Monday, May 16, 2005

More on Lampley

A Leftist observes:
> Lampley's point *is* that oddsmakers have been guessing correctly up
> until now.

And the change in their guess on election morning was a direct result of the rumors regarding the election polling. They constitute no independent confirmation of the accuracy of the exit polling because they depended on the exit polling. The logical string of Lampley's argument is essentially: oddsmakers are smart folks, oddsmakers relied on rumors about exit polling on election morning, thos rumors had Kerry ahead, hence Kerry must really have been ahead, and hence there must have been some vast conspiracy to alter vote tallies to give Bush the election.
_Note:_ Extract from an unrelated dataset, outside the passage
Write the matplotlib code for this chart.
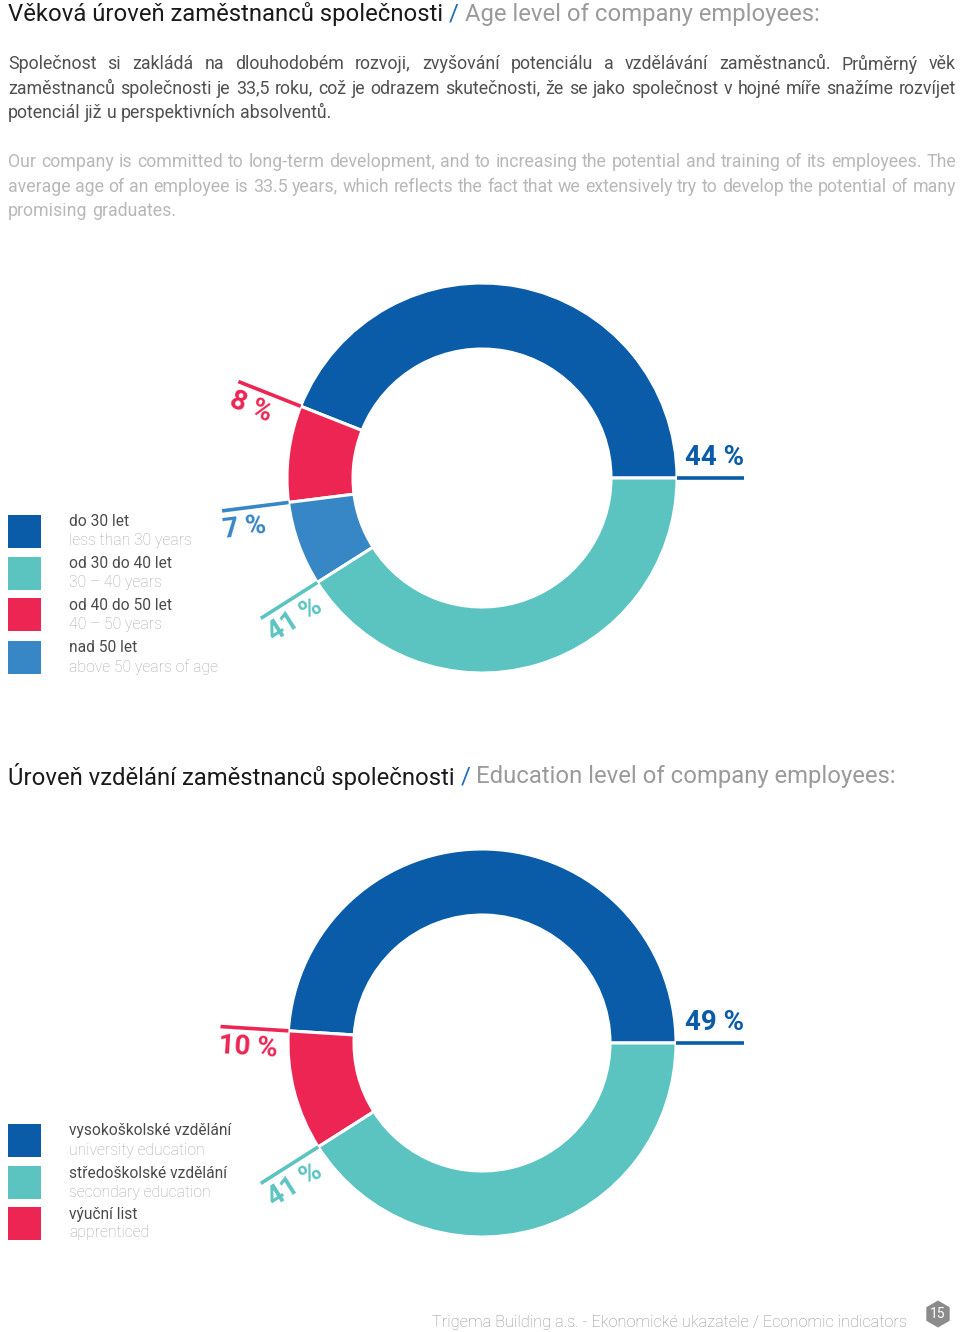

Our presumption would have to be that oddsmakers never rely on faulty information in order to support such a conclusion. That presumption is clearly false...quite funny, really. Because as we have seen, the oddsmakers had *Bush* ahead prior to election morning. So either they were relying on faulty information the day before the election (i.e. public polling results)...or they were relying on faulty information the day of the election (exit polling results). Either way, at some point, the oddsmakers were relying on faulty information...completely collapsing the foundation upon which Lampley builds his argument. Lampley's thesis is, to be kind, fatally flawed. A house of cards built on sand doesn't quite encapsulate this thesis.